At the outset of the Civil War, a group known as the Peace Society was formed in the Ozarks to oppose the Confederacy.

“More Peace Society members are identified in Searcy County than any other county,” Johnston writes. “The organization was betrayed on Nov. 17, 1861, in Van Buren County by John Holmes, and the discovery of the society spread rapidly. Investigations of the Peace Society, first in Fulton County and then in Izard County, led to its discovery in 1861 on the Izard-Searcy County line.”

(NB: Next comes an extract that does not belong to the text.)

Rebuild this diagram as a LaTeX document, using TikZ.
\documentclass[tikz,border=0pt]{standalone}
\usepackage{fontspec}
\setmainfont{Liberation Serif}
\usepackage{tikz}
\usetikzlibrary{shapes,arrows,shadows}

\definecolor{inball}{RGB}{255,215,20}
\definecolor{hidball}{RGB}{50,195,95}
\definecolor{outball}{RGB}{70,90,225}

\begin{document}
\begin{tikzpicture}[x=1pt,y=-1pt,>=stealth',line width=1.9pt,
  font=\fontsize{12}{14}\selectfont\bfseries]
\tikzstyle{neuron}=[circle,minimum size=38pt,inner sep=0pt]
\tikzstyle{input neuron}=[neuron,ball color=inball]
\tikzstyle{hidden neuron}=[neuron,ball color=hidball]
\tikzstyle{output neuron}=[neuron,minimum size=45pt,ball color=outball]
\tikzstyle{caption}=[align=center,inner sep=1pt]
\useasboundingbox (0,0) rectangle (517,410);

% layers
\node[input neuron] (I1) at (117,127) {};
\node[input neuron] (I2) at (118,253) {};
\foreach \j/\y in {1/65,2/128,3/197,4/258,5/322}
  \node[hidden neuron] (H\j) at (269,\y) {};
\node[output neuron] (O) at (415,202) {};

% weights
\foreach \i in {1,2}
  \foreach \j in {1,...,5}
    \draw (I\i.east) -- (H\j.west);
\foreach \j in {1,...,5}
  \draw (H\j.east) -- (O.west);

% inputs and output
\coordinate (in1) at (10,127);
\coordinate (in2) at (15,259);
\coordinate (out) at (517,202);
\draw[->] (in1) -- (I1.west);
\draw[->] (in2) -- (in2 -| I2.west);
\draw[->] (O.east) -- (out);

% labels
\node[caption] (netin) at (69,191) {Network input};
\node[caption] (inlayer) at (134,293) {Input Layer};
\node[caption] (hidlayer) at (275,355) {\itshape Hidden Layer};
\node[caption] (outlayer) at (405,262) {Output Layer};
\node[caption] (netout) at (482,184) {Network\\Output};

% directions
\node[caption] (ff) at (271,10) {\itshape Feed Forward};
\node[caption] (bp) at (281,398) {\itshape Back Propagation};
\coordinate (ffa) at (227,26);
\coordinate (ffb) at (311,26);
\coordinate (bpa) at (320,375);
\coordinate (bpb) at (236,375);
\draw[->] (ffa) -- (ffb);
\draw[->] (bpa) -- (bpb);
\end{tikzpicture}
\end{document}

Eighty-seven men were marched in chains to Little Rock, forced to join the Confederate Army and shipped to Bowling Green, Ky. Some of those men later would escape and return to Searcy County. There were six Union companies made up of men from Searcy County.

“After the war, Union veterans took control of the county, and they and their descendants have held Searcy County for the Republican Party ever since,” Johnston writes. “By 1870, the county was attracting families from the defeated Southern states. In addition to new homesteads, the lead and zinc mining boom beginning in the mid-1890s brought money and people to St. Joe and northern Searcy County.”

The Great Depression hit Searcy County hard. After World War II, Marshall attracted a shirt factory and there was a push to make the county a center for growing strawberries. The inability to find pickers killed the strawberry industry by the 1960s. Civic leaders in the county felt dams on the Buffalo River and its tributaries would help the economy. The nationally publicized battle to keep the Buffalo a free-flowing stream went on for years. That epic environmental battle has been written about on this blog before.

In addition to chocolate rolls, a Searcy County claim to fame is that it leads the state in walnut production. It ranks 11th among the 75 counties in milk and dairy production, 12th in acres of land used to grow berries, 13th in turkey production, 14th in goat production, 22nd in hogs, 25th in cattle and 29th in horses.

There are hundreds of black bears in the county and some of the elk wander down from Newton County.

Chocolate rolls or no chocolate rolls, it remains a wonderful place for those of us who love rural Arkansas.